■ Required work ■
Each line below is to be written out in full, exactly as shown.

#####

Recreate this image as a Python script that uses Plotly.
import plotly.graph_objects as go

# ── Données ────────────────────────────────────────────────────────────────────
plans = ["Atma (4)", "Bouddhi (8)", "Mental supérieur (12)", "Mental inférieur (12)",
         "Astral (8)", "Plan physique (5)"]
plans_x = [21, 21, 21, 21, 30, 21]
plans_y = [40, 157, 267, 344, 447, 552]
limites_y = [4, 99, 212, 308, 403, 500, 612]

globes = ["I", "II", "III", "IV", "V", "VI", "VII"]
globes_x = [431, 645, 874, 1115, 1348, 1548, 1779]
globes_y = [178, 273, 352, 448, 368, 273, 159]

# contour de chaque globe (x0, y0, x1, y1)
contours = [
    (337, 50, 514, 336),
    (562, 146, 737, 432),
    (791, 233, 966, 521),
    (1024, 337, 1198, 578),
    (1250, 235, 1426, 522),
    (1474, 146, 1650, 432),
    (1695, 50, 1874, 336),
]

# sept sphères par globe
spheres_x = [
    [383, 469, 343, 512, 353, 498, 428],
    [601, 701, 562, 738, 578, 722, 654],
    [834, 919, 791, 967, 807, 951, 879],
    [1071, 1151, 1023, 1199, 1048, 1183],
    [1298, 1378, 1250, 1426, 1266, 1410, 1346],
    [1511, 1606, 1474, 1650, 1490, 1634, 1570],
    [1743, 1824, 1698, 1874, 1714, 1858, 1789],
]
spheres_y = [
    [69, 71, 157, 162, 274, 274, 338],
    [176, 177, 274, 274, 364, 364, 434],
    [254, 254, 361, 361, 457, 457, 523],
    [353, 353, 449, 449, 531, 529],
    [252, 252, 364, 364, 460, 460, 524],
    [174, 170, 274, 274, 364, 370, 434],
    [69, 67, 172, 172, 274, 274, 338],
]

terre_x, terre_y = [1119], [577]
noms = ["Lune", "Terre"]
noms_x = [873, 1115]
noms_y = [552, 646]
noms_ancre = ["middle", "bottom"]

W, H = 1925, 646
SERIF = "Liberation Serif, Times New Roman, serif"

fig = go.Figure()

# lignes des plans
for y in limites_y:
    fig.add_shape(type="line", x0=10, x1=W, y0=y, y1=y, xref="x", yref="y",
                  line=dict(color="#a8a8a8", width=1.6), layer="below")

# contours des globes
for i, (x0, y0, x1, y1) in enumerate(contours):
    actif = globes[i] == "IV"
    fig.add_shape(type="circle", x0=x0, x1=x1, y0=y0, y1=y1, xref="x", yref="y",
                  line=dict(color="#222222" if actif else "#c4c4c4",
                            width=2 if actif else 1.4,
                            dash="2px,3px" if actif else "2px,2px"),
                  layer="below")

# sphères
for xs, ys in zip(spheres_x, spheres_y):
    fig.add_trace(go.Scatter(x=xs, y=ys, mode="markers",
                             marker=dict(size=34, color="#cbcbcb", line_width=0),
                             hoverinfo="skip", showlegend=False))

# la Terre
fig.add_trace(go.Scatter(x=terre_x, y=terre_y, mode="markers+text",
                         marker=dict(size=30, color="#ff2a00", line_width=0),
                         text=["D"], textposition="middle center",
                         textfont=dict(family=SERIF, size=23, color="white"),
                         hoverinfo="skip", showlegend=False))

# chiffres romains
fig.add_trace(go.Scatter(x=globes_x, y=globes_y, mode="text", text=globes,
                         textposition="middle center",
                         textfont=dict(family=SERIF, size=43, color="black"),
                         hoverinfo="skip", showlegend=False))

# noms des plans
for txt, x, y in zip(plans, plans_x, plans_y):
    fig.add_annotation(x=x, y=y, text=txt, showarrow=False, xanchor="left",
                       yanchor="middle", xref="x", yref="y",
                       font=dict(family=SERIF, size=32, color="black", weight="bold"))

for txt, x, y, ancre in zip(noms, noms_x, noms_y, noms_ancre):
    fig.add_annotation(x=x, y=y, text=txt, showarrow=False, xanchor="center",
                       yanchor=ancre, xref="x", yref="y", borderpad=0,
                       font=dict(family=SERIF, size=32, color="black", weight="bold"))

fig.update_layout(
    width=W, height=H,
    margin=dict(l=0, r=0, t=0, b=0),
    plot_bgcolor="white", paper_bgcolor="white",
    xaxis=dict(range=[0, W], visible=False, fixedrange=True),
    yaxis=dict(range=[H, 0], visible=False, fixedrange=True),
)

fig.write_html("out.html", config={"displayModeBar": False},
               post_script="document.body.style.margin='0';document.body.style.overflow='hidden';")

#####

■ Exercise answer ■
Recreate this image as a Python script that uses Plotly.
import plotly.graph_objects as go

# ── Données ────────────────────────────────────────────────────────────────────
plans = ["Atma (4)", "Bouddhi (8)", "Mental supérieur (12)", "Mental inférieur (12)",
         "Astral (8)", "Plan physique (5)"]
plans_x = [21, 21, 21, 21, 30, 21]
plans_y = [40, 157, 267, 344, 447, 552]
limites_y = [4, 99, 212, 308, 403, 500, 612]

globes = ["I", "II", "III", "IV", "V", "VI", "VII"]
globes_x = [431, 645, 874, 1115, 1348, 1548, 1779]
globes_y = [178, 273, 352, 448, 368, 273, 159]

# contour de chaque globe (x0, y0, x1, y1)
contours = [
    (337, 50, 514, 336),
    (562, 146, 737, 432),
    (791, 233, 966, 521),
    (1024, 337, 1198, 578),
    (1250, 235, 1426, 522),
    (1474, 146, 1650, 432),
    (1695, 50, 1874, 336),
]

# sept sphères par globe
spheres_x = [
    [383, 469, 343, 512, 353, 498, 428],
    [601, 701, 562, 738, 578, 722, 654],
    [834, 919, 791, 967, 807, 951, 879],
    [1071, 1151, 1023, 1199, 1048, 1183],
    [1298, 1378, 1250, 1426, 1266, 1410, 1346],
    [1511, 1606, 1474, 1650, 1490, 1634, 1570],
    [1743, 1824, 1698, 1874, 1714, 1858, 1789],
]
spheres_y = [
    [69, 71, 157, 162, 274, 274, 338],
    [176, 177, 274, 274, 364, 364, 434],
    [254, 254, 361, 361, 457, 457, 523],
    [353, 353, 449, 449, 531, 529],
    [252, 252, 364, 364, 460, 460, 524],
    [174, 170, 274, 274, 364, 370, 434],
    [69, 67, 172, 172, 274, 274, 338],
]

terre_x, terre_y = [1119], [577]
noms = ["Lune", "Terre"]
noms_x = [873, 1115]
noms_y = [552, 646]
noms_ancre = ["middle", "bottom"]

W, H = 1925, 646
SERIF = "Liberation Serif, Times New Roman, serif"

fig = go.Figure()

# lignes des plans
for y in limites_y:
    fig.add_shape(type="line", x0=10, x1=W, y0=y, y1=y, xref="x", yref="y",
                  line=dict(color="#a8a8a8", width=1.6), layer="below")

# contours des globes
for i, (x0, y0, x1, y1) in enumerate(contours):
    actif = globes[i] == "IV"
    fig.add_shape(type="circle", x0=x0, x1=x1, y0=y0, y1=y1, xref="x", yref="y",
                  line=dict(color="#222222" if actif else "#c4c4c4",
                            width=2 if actif else 1.4,
                            dash="2px,3px" if actif else "2px,2px"),
                  layer="below")

# sphères
for xs, ys in zip(spheres_x, spheres_y):
    fig.add_trace(go.Scatter(x=xs, y=ys, mode="markers",
                             marker=dict(size=34, color="#cbcbcb", line_width=0),
                             hoverinfo="skip", showlegend=False))

# la Terre
fig.add_trace(go.Scatter(x=terre_x, y=terre_y, mode="markers+text",
                         marker=dict(size=30, color="#ff2a00", line_width=0),
                         text=["D"], textposition="middle center",
                         textfont=dict(family=SERIF, size=23, color="white"),
                         hoverinfo="skip", showlegend=False))

# chiffres romains
fig.add_trace(go.Scatter(x=globes_x, y=globes_y, mode="text", text=globes,
                         textposition="middle center",
                         textfont=dict(family=SERIF, size=43, color="black"),
                         hoverinfo="skip", showlegend=False))

# noms des plans
for txt, x, y in zip(plans, plans_x, plans_y):
    fig.add_annotation(x=x, y=y, text=txt, showarrow=False, xanchor="left",
                       yanchor="middle", xref="x", yref="y",
                       font=dict(family=SERIF, size=32, color="black", weight="bold"))

for txt, x, y, ancre in zip(noms, noms_x, noms_y, noms_ancre):
    fig.add_annotation(x=x, y=y, text=txt, showarrow=False, xanchor="center",
                       yanchor=ancre, xref="x", yref="y", borderpad=0,
                       font=dict(family=SERIF, size=32, color="black", weight="bold"))

fig.update_layout(
    width=W, height=H,
    margin=dict(l=0, r=0, t=0, b=0),
    plot_bgcolor="white", paper_bgcolor="white",
    xaxis=dict(range=[0, W], visible=False, fixedrange=True),
    yaxis=dict(range=[H, 0], visible=False, fixedrange=True),
)

fig.write_html("out.html", config={"displayModeBar": False},
               post_script="document.body.style.margin='0';document.body.style.overflow='hidden';")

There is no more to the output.